Wednesday, August 22, 2007

A Creative Way To Tap Value

Source : The Straits Times, Wed, Aug 22, 2007

AS YOUNG as it is, Singapore already is a remarkable success story.

The economy today is strong, and growing in new directions as Singapore attempts to secure the future too. But it isn't without its challenges.

Perhaps the greatest of these is the widening income gap, itself a consequence of the rapid development that has taken the economy to ever higher levels of sophistication.

So in Prime Minister Lee Hsien Loong's speech on Sunday were to be found fresh initiatives to address this problem. The plan is many faceted and complex.

Among the various measures that captured our attention, one in particular was the attempt to allow more people to bank a retirement nest egg through the Housing Board.

Indeed, if creative planning has been the foundation of Singapore's prosperity,
clearly innovation can equally be employed to help those who have not received as many benefits as others from the country's growth.

Mostly, the plan is straightforward. The Additional CPF Housing Grant for lower-income families will be raised to a maximum of $30,000, a 50 per cent increase.

Also, the monthly-household-income ceiling for eligibility rises a third to $4,000.

There is no better way of building a retirement nest egg than through home ownership.

As Mr Lee noted, a three-room flat in the early 1970s cost around $8,000, but today would be worth $160,000 or more.

The most creative aspect of the HDB plan affects the elderly poor.

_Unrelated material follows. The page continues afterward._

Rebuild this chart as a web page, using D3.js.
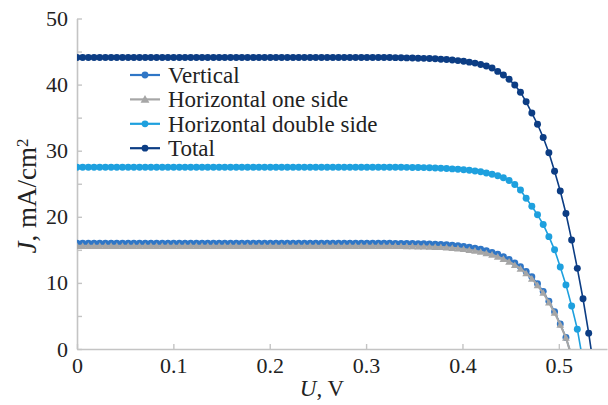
<!DOCTYPE html>
<html>
<head>
<meta charset="utf-8">
<script src="https://cdn.jsdelivr.net/npm/d3@7/dist/d3.min.js"></script>
<style>
  body { margin: 0; background: #fff; }
  svg { display: block; font-family: "Liberation Serif", "Times New Roman", serif; }
</style>
</head>
<body>
<svg id="chart" width="608" height="405"></svg>
<script>
// voltage grid, V
var voltage = [
  0, 0.0059, 0.0118, 0.0177, 0.0236, 0.0295, 0.0354, 0.0413, 0.0472, 0.0531,
  0.059, 0.0649, 0.0708, 0.0767, 0.0826, 0.0885, 0.0944, 0.1003, 0.1062, 0.1121,
  0.118, 0.1239, 0.1298, 0.1357, 0.1416, 0.1475, 0.1534, 0.1593, 0.1652, 0.1711,
  0.177, 0.1829, 0.1888, 0.1947, 0.2006, 0.2065, 0.2124, 0.2183, 0.2242, 0.2301,
  0.236, 0.2419, 0.2478, 0.2537, 0.2596, 0.2655, 0.2714, 0.2773, 0.2832, 0.2891,
  0.295, 0.3009, 0.3068, 0.3127, 0.3186, 0.3245, 0.3304, 0.3363, 0.3422, 0.3481,
  0.354, 0.3599, 0.3658, 0.3717, 0.3776, 0.3835, 0.3894, 0.3953, 0.4012, 0.4071,
  0.413, 0.4189, 0.4248, 0.4307, 0.4366, 0.4425, 0.4484, 0.4543, 0.4602, 0.4661,
  0.472, 0.4779, 0.4838, 0.4897, 0.4956, 0.5015, 0.5074, 0.5133, 0.5192, 0.5251,
  0.531, 0.5369
];

// current density, mA/cm2
var jVertical = [
  16, 16, 16, 16, 16, 16, 16, 16, 16, 16,
  16, 16, 16, 16, 16, 16, 16, 16, 16, 16,
  16, 16, 16, 16, 16, 16, 16, 16, 16, 16,
  16, 16, 16, 16, 16, 16, 16, 16, 16, 16,
  16, 16, 16, 16, 16, 16, 16, 16, 16, 16,
  16, 16, 16, 16, 16, 15.99, 15.98, 15.97, 15.96, 15.95,
  15.93, 15.91, 15.88, 15.85, 15.82, 15.76, 15.69, 15.61, 15.51, 15.38,
  15.24, 15.08, 14.87, 14.62, 14.33, 13.97, 13.54, 13.03, 12.46, 11.74,
  10.92, 9.89, 8.72, 7.21, 5.64, 3.78, 1.74, -1.1
];

var jHorOne = [
  15.6, 15.6, 15.6, 15.6, 15.6, 15.6, 15.6, 15.6, 15.6, 15.6,
  15.6, 15.6, 15.6, 15.6, 15.6, 15.6, 15.6, 15.6, 15.6, 15.6,
  15.6, 15.6, 15.6, 15.6, 15.6, 15.6, 15.6, 15.6, 15.6, 15.6,
  15.6, 15.6, 15.6, 15.6, 15.6, 15.6, 15.6, 15.6, 15.6, 15.6,
  15.6, 15.6, 15.6, 15.6, 15.6, 15.6, 15.6, 15.6, 15.6, 15.6,
  15.6, 15.6, 15.6, 15.6, 15.6, 15.59, 15.58, 15.57, 15.56, 15.55,
  15.53, 15.51, 15.48, 15.45, 15.42, 15.37, 15.3, 15.22, 15.12, 15.0,
  14.86, 14.7, 14.5, 14.26, 13.97, 13.62, 13.2, 12.7, 12.15, 11.45,
  10.65, 9.64, 8.5, 7.03, 5.5, 3.69, 1.7, -1.08
];

var jHorDouble = [
  27.5, 27.5, 27.5, 27.5, 27.5, 27.5, 27.5, 27.5, 27.5, 27.5,
  27.5, 27.5, 27.5, 27.5, 27.5, 27.5, 27.5, 27.5, 27.5, 27.5,
  27.5, 27.5, 27.5, 27.5, 27.5, 27.5, 27.5, 27.5, 27.5, 27.5,
  27.5, 27.5, 27.5, 27.5, 27.5, 27.5, 27.5, 27.5, 27.5, 27.5,
  27.5, 27.5, 27.5, 27.5, 27.5, 27.5, 27.5, 27.5, 27.5, 27.5,
  27.5, 27.5, 27.5, 27.5, 27.5, 27.5, 27.5, 27.49, 27.48, 27.47,
  27.46, 27.44, 27.42, 27.39, 27.35, 27.3, 27.25, 27.19, 27.12, 27.03,
  26.93, 26.8, 26.64, 26.44, 26.2, 25.9, 25.5, 24.9, 24.05, 22.8,
  21.6, 20.3, 18.85, 17.0, 15.0, 12.4, 9.7, 6.5, 3.0, -1.9
];

var jTotal = [
  44.1, 44.1, 44.1, 44.1, 44.1, 44.1, 44.1, 44.1, 44.1, 44.1,
  44.1, 44.1, 44.1, 44.1, 44.1, 44.1, 44.1, 44.1, 44.1, 44.1,
  44.1, 44.1, 44.1, 44.1, 44.1, 44.1, 44.1, 44.1, 44.1, 44.1,
  44.1, 44.1, 44.1, 44.1, 44.1, 44.1, 44.1, 44.1, 44.1, 44.1,
  44.1, 44.1, 44.1, 44.1, 44.1, 44.1, 44.1, 44.1, 44.1, 44.1,
  44.1, 44.1, 44.1, 44.1, 44.1, 44.1, 44.08, 44.06, 44.04, 44.02,
  44.0, 43.97, 43.94, 43.9, 43.85, 43.79, 43.72, 43.63, 43.52, 43.4,
  43.25, 43.05, 42.8, 42.5, 42.0, 41.45, 40.8, 39.95, 38.85, 37.4,
  35.7, 34.0, 32.0, 29.7, 26.9, 23.9, 20.5, 16.5, 12.2, 7.6,
  2.4, -3.4
];

var seriesNames = ["Vertical", "Horizontal one side", "Horizontal double side", "Total"];
var seriesColors = ["#2f76c6", "#a6a6a6", "#1ea0de", "#0c3d84"];
var seriesShapes = ["circle", "triangle", "circle", "circle"];
var seriesValues = [jVertical, jHorOne, jHorDouble, jTotal];

var xTicks = [0, 0.1, 0.2, 0.3, 0.4, 0.5];
var yTicks = [0, 5, 10, 15, 20, 25, 30, 35, 40, 45, 50];

var serif = "'Liberation Serif', 'Times New Roman', serif";
var svg = d3.select("#chart");
var axisColor = "#c4c4c4";

var x = d3.scaleLinear().domain([0, 0.55]).range([77, 607]);
var y = d3.scaleLinear().domain([0, 50]).range([349, 18.5]);

// clip
svg.append("defs").append("clipPath").attr("id", "plot")
  .append("rect")
  .attr("x", x(0)).attr("y", y(50) - 6)
  .attr("width", x(0.55) - x(0)).attr("height", y(0) - y(50) + 6);

// axes
var yAxis = svg.append("g")
  .attr("transform", "translate(" + x(0) + ",0)")
  .call(d3.axisLeft(y).tickValues(yTicks).tickSizeInner(-5).tickSizeOuter(0).tickPadding(9)
    .tickFormat(function(d) { return d % 10 === 0 ? d : ""; }));

var xAxis = svg.append("g")
  .attr("transform", "translate(0," + y(0) + ")")
  .call(d3.axisBottom(x).tickValues(xTicks).tickSizeInner(-5).tickSizeOuter(0).tickPadding(8)
    .tickFormat(function(d) { return d === 0 ? "0" : d3.format(".1f")(d); }));

[yAxis, xAxis].forEach(function(a) {
  a.attr("font-family", serif).attr("font-size", 22);
  a.select(".domain").attr("stroke", axisColor).attr("stroke-width", 1.6);
  a.selectAll(".tick line").attr("stroke", axisColor).attr("stroke-width", 1.4);
  a.selectAll(".tick text").attr("fill", "#222").style("font-size", "22px")
    .style("font-family", serif);
});

// curves
var symbolFor = function(shape) {
  return shape === "triangle" ? d3.symbol().type(d3.symbolTriangle).size(26)
                              : d3.symbol().type(d3.symbolCircle).size(38);
};

var plot = svg.append("g").attr("clip-path", "url(#plot)");

seriesValues.forEach(function(vals, i) {
  var pts = vals.map(function(v, k) { return [voltage[k], v]; });
  var line = d3.line().x(function(d) { return x(d[0]); }).y(function(d) { return y(d[1]); });

  var g = plot.append("g");
  g.append("path").datum(pts)
    .attr("d", line)
    .attr("fill", "none")
    .attr("stroke", seriesColors[i])
    .attr("stroke-width", i === 1 ? 2.2 : 1.6);

  g.selectAll("path.mk").data(pts).enter().append("path")
    .attr("class", "mk")
    .attr("transform", function(d) {
      var dy = seriesShapes[i] === "triangle" ? 0.8 : 0;
      return "translate(" + x(d[0]) + "," + (y(d[1]) + dy) + ")";
    })
    .attr("d", symbolFor(seriesShapes[i]))
    .attr("fill", seriesColors[i]);
});

// legend
var legend = svg.append("g");
seriesNames.forEach(function(name, i) {
  var ly = 75 + i * 24.4;
  var row = legend.append("g").attr("transform", "translate(0," + ly + ")");
  row.append("line").attr("x1", 130).attr("x2", 160).attr("y1", 0).attr("y2", 0)
    .attr("stroke", seriesColors[i]).attr("stroke-width", 2.2);
  row.append("path").attr("transform", "translate(145," + (seriesShapes[i] === "triangle" ? 0.8 : 0) + ")")
    .attr("d", seriesShapes[i] === "triangle" ? d3.symbol().type(d3.symbolTriangle).size(34)()
                                              : d3.symbol().type(d3.symbolCircle).size(36)())
    .attr("fill", seriesColors[i]);
  row.append("text").attr("x", 168).attr("y", 0).attr("dy", "0.35em")
    .style("font-family", serif).style("font-size", "23px").attr("fill", "#222").text(name);
});

// axis titles
var xt = svg.append("text").attr("x", 322).attr("y", 396).attr("text-anchor", "middle")
  .style("font-family", serif).style("font-size", "23px").attr("fill", "#222");
xt.append("tspan").style("font-style", "italic").text("U");
xt.append("tspan").text(", V");

var yt = svg.append("text").attr("transform", "translate(36,196) rotate(-90)")
  .attr("text-anchor", "middle").style("font-family", serif).style("font-size", "27px").attr("fill", "#222");
yt.append("tspan").style("font-style", "italic").text("J");
yt.append("tspan").text(", mA/cm");
yt.append("tspan").attr("dy", "-0.45em").style("font-size", "17px").text("2");
</script>
</body>
</html>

It involves shortening the lease on their flats to 30 years, and buying out the foregone lease period with a lump sum payment upfront and monthly payouts.

Since only the elderly in two- or three-room apartments who have had only one HDB flat - that is, those who haven't traded up the HDB ladder - are eligible, the scheme targets those who perhaps need the most help in their retirement age.

By letting people continue to live in their homes and still collect a financial windfall, this is a sympathetic approach to a pressing issue.

We suspect, as well, that because this is a government scheme, the take-up rate might prove better than for reverse mortgages.

Clearly, both HDB initiatives will cost money.

True, it is money Singapore can afford at present.

But if provisions need to be made for the future, one avenue available to the Government might be a modest reduction in the subsidies inherent in a HDB flat for those who trade up, specifically those who can afford a 'second bite' of the cherry.

In this way might a larger portion of society become tangibly invested in helping those who need a little boost.